§ **Given instruction**:
Set the data down again, exactly as it reads, but without the pictures.

** start **

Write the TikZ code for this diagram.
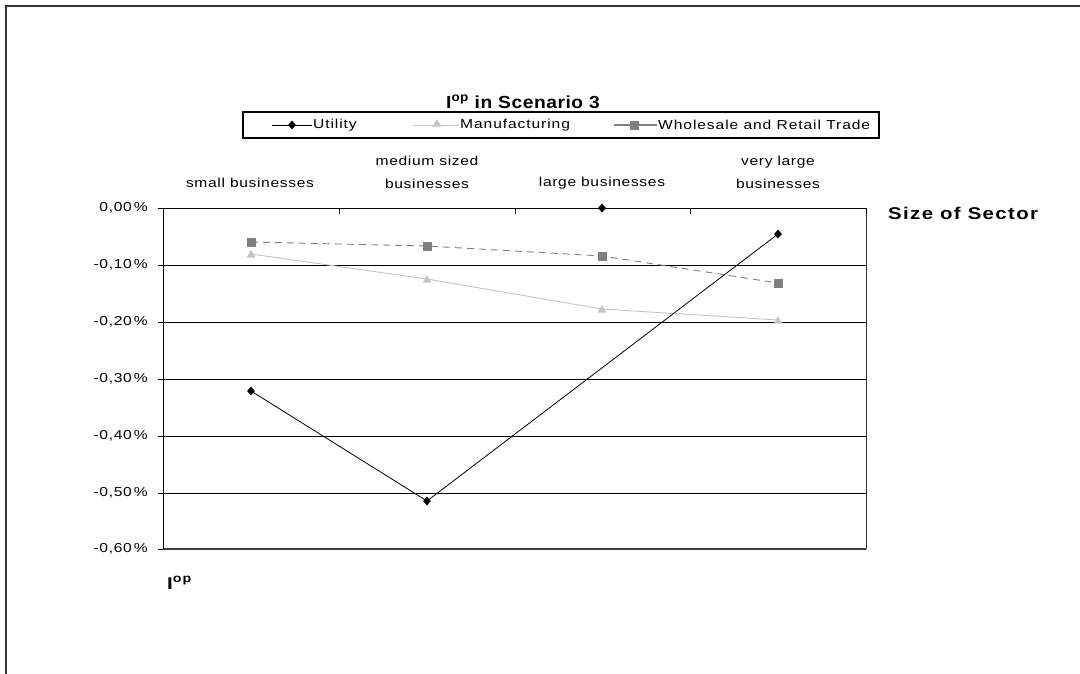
\documentclass[tikz,border=0pt]{standalone}
\usepackage{fontspec}
\setmainfont{Liberation Sans}
\newfontfamily\chartfont[FakeStretch=1.2,LetterSpace=5]{Liberation Sans}
\newfontfamily\legfont[FakeStretch=1.2,LetterSpace=7]{Liberation Sans}
\newfontfamily\boldfont[FakeStretch=1.2,LetterSpace=8]{Liberation Sans Bold}
\newfontfamily\titlefont[FakeStretch=1.1,LetterSpace=3]{Liberation Sans Bold}
\usetikzlibrary{shapes.geometric}
\definecolor{manuf}{HTML}{C4C4C4}
\definecolor{whole}{HTML}{808080}
\begin{document}
\begin{tikzpicture}[x=1pt,y=-1pt,
  axislbl/.style={font=\chartfont\fontsize{13}{15}\selectfont, inner sep=0pt},
  catlbl/.style={font=\chartfont\fontsize{13}{23}\selectfont, inner sep=0pt, align=center},
  leglbl/.style={font=\legfont\fontsize{13}{14}\selectfont, inner sep=0pt, anchor=west},
  boldlbl/.style={font=\boldfont\fontsize{15.5}{17}\selectfont, inner sep=0pt},
  grid/.style={line width=1pt, black},
  utilline/.style={line width=0.8pt, black},
  manline/.style={line width=0.9pt, manuf},
  wholeline/.style={line width=0.9pt, whole, dash pattern=on 7pt off 5pt},
  utilmark/.style={diamond, fill=black, inner sep=0pt, minimum width=8pt, minimum height=9pt},
  manmark/.style={regular polygon, regular polygon sides=3, fill=manuf, inner sep=0pt, minimum size=10pt},
  wholemark/.style={rectangle, fill=whole, inner sep=0pt, minimum size=9pt}]
\useasboundingbox (0,0) rectangle (1080,673);
\fill[white] (0,0) rectangle (1080,673);
% outer frame
\draw[line width=2pt, black!80] (1082,6) -- (6,6) -- (6,675);
% title
\node[inner sep=0pt, anchor=base, font=\titlefont\fontsize{17.5}{19}\selectfont] (title) at (523,108) {I\textsuperscript{op} in Scenario 3};
% legend
\node[draw, line width=1.2pt, minimum width=636pt, minimum height=26pt, inner sep=0pt] (legend) at (561,125) {};
\coordinate (lu1) at (272,125); \coordinate (lu2) at (312,125);
\draw[utilline] (lu1) -- (lu2);
\node[utilmark] (lum) at (292,125) {};
\node[leglbl] (lut) at (313,125) {Utility};
\coordinate (lm1) at (413,125); \coordinate (lm2) at (459,125);
\draw[manline] (lm1) -- (lm2);
\node[manmark] (lmm) at (437,124) {};
\node[leglbl] (lmt) at (460,125) {Manufacturing};
\coordinate (lw1) at (614,125); \coordinate (lw2) at (657,125);
\draw[line width=2pt, whole] (lw1) -- (lw2);
\node[wholemark] (lwm) at (634,125) {};
\node[leglbl] (lwt) at (658,125) {Wholesale and Retail Trade};
% category labels
\node[catlbl] (c1) at (250,183) {small businesses};
\node[catlbl, anchor=south] (c2) at (427,189) {medium sized\\businesses};
\node[catlbl] (c3) at (602,183) {large businesses};
\node[catlbl, anchor=south] (c4) at (778,189) {very large\\businesses};
% plot frame
\coordinate (pTL) at (163,208); \coordinate (pTR) at (866,208);
\coordinate (pBL) at (163,549); \coordinate (pBR) at (866,549);
\foreach \yy in {265,322,379,436,493} { \draw[grid] (163,\yy) -- (866,\yy); }
\draw[line width=1.6pt, black!75] (pBL) -- (pBR);
\draw[line width=1pt, black!80] (pTR) -- (pBR);
\draw[grid] (pTL) -- (pTR);
\draw[grid] (pTL) -- (pBL);
\foreach \yy in {208,265,322,379,436,493,549} { \draw[grid] (158,\yy) -- (163,\yy); }
\foreach \xx in {339,515,690,866} { \draw[grid] (\xx,208) -- (\xx,214); }
% y labels
\node[axislbl, anchor=east] (y0) at (148,208) {0,00\,\%};
\node[axislbl, anchor=east] (y1) at (148,265) {-0,10\,\%};
\node[axislbl, anchor=east] (y2) at (148,322) {-0,20\,\%};
\node[axislbl, anchor=east] (y3) at (148,379) {-0,30\,\%};
\node[axislbl, anchor=east] (y4) at (148,436) {-0,40\,\%};
\node[axislbl, anchor=east] (y5) at (148,493) {-0,50\,\%};
\node[axislbl, anchor=east] (y6) at (148,549) {-0,60\,\%};
% axis titles
\node[boldlbl, anchor=west, font=\boldfont\fontsize{17}{19}\selectfont] (xt) at (888,213) {Size of Sector};
\node[boldlbl, anchor=base west, font=\boldfont\fontsize{17}{19}\selectfont] (yt) at (167,589) {I\textsuperscript{op}};
% data points
\coordinate (u1) at (251,391); \coordinate (u2) at (427,501);
\coordinate (u3) at (602,208); \coordinate (u4) at (778,234);
\coordinate (m1) at (251,254); \coordinate (m2) at (427,279);
\coordinate (m3) at (602,309); \coordinate (m4) at (778,320);
\coordinate (w1) at (251,242); \coordinate (w2) at (427,246);
\coordinate (w3) at (602,256); \coordinate (w4) at (778,283);
\draw[manline] (m1) -- (m2) -- (m3) -- (m4);
\draw[wholeline] (w1) -- (w2) -- (w3) -- (w4);
\draw[utilline] (u1) -- (u2) -- (u4);
\foreach \p in {m1,m2,m3,m4} { \node[manmark] (mk\p) at ([yshift=-1pt]\p) {}; }
\foreach \p in {w1,w2,w3,w4} { \node[wholemark] (mk\p) at (\p) {}; }
\foreach \p in {u1,u2,u3,u4} { \node[utilmark] (mk\p) at (\p) {}; }
\end{tikzpicture}
\end{document}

** end **

§ **Solution**:
Write the TikZ code for this diagram.
\documentclass[tikz,border=0pt]{standalone}
\usepackage{fontspec}
\setmainfont{Liberation Sans}
\newfontfamily\chartfont[FakeStretch=1.2,LetterSpace=5]{Liberation Sans}
\newfontfamily\legfont[FakeStretch=1.2,LetterSpace=7]{Liberation Sans}
\newfontfamily\boldfont[FakeStretch=1.2,LetterSpace=8]{Liberation Sans Bold}
\newfontfamily\titlefont[FakeStretch=1.1,LetterSpace=3]{Liberation Sans Bold}
\usetikzlibrary{shapes.geometric}
\definecolor{manuf}{HTML}{C4C4C4}
\definecolor{whole}{HTML}{808080}
\begin{document}
\begin{tikzpicture}[x=1pt,y=-1pt,
  axislbl/.style={font=\chartfont\fontsize{13}{15}\selectfont, inner sep=0pt},
  catlbl/.style={font=\chartfont\fontsize{13}{23}\selectfont, inner sep=0pt, align=center},
  leglbl/.style={font=\legfont\fontsize{13}{14}\selectfont, inner sep=0pt, anchor=west},
  boldlbl/.style={font=\boldfont\fontsize{15.5}{17}\selectfont, inner sep=0pt},
  grid/.style={line width=1pt, black},
  utilline/.style={line width=0.8pt, black},
  manline/.style={line width=0.9pt, manuf},
  wholeline/.style={line width=0.9pt, whole, dash pattern=on 7pt off 5pt},
  utilmark/.style={diamond, fill=black, inner sep=0pt, minimum width=8pt, minimum height=9pt},
  manmark/.style={regular polygon, regular polygon sides=3, fill=manuf, inner sep=0pt, minimum size=10pt},
  wholemark/.style={rectangle, fill=whole, inner sep=0pt, minimum size=9pt}]
\useasboundingbox (0,0) rectangle (1080,673);
\fill[white] (0,0) rectangle (1080,673);
% outer frame
\draw[line width=2pt, black!80] (1082,6) -- (6,6) -- (6,675);
% title
\node[inner sep=0pt, anchor=base, font=\titlefont\fontsize{17.5}{19}\selectfont] (title) at (523,108) {I\textsuperscript{op} in Scenario 3};
% legend
\node[draw, line width=1.2pt, minimum width=636pt, minimum height=26pt, inner sep=0pt] (legend) at (561,125) {};
\coordinate (lu1) at (272,125); \coordinate (lu2) at (312,125);
\draw[utilline] (lu1) -- (lu2);
\node[utilmark] (lum) at (292,125) {};
\node[leglbl] (lut) at (313,125) {Utility};
\coordinate (lm1) at (413,125); \coordinate (lm2) at (459,125);
\draw[manline] (lm1) -- (lm2);
\node[manmark] (lmm) at (437,124) {};
\node[leglbl] (lmt) at (460,125) {Manufacturing};
\coordinate (lw1) at (614,125); \coordinate (lw2) at (657,125);
\draw[line width=2pt, whole] (lw1) -- (lw2);
\node[wholemark] (lwm) at (634,125) {};
\node[leglbl] (lwt) at (658,125) {Wholesale and Retail Trade};
% category labels
\node[catlbl] (c1) at (250,183) {small businesses};
\node[catlbl, anchor=south] (c2) at (427,189) {medium sized\\businesses};
\node[catlbl] (c3) at (602,183) {large businesses};
\node[catlbl, anchor=south] (c4) at (778,189) {very large\\businesses};
% plot frame
\coordinate (pTL) at (163,208); \coordinate (pTR) at (866,208);
\coordinate (pBL) at (163,549); \coordinate (pBR) at (866,549);
\foreach \yy in {265,322,379,436,493} { \draw[grid] (163,\yy) -- (866,\yy); }
\draw[line width=1.6pt, black!75] (pBL) -- (pBR);
\draw[line width=1pt, black!80] (pTR) -- (pBR);
\draw[grid] (pTL) -- (pTR);
\draw[grid] (pTL) -- (pBL);
\foreach \yy in {208,265,322,379,436,493,549} { \draw[grid] (158,\yy) -- (163,\yy); }
\foreach \xx in {339,515,690,866} { \draw[grid] (\xx,208) -- (\xx,214); }
% y labels
\node[axislbl, anchor=east] (y0) at (148,208) {0,00\,\%};
\node[axislbl, anchor=east] (y1) at (148,265) {-0,10\,\%};
\node[axislbl, anchor=east] (y2) at (148,322) {-0,20\,\%};
\node[axislbl, anchor=east] (y3) at (148,379) {-0,30\,\%};
\node[axislbl, anchor=east] (y4) at (148,436) {-0,40\,\%};
\node[axislbl, anchor=east] (y5) at (148,493) {-0,50\,\%};
\node[axislbl, anchor=east] (y6) at (148,549) {-0,60\,\%};
% axis titles
\node[boldlbl, anchor=west, font=\boldfont\fontsize{17}{19}\selectfont] (xt) at (888,213) {Size of Sector};
\node[boldlbl, anchor=base west, font=\boldfont\fontsize{17}{19}\selectfont] (yt) at (167,589) {I\textsuperscript{op}};
% data points
\coordinate (u1) at (251,391); \coordinate (u2) at (427,501);
\coordinate (u3) at (602,208); \coordinate (u4) at (778,234);
\coordinate (m1) at (251,254); \coordinate (m2) at (427,279);
\coordinate (m3) at (602,309); \coordinate (m4) at (778,320);
\coordinate (w1) at (251,242); \coordinate (w2) at (427,246);
\coordinate (w3) at (602,256); \coordinate (w4) at (778,283);
\draw[manline] (m1) -- (m2) -- (m3) -- (m4);
\draw[wholeline] (w1) -- (w2) -- (w3) -- (w4);
\draw[utilline] (u1) -- (u2) -- (u4);
\foreach \p in {m1,m2,m3,m4} { \node[manmark] (mk\p) at ([yshift=-1pt]\p) {}; }
\foreach \p in {w1,w2,w3,w4} { \node[wholemark] (mk\p) at (\p) {}; }
\foreach \p in {u1,u2,u3,u4} { \node[utilmark] (mk\p) at (\p) {}; }
\end{tikzpicture}
\end{document}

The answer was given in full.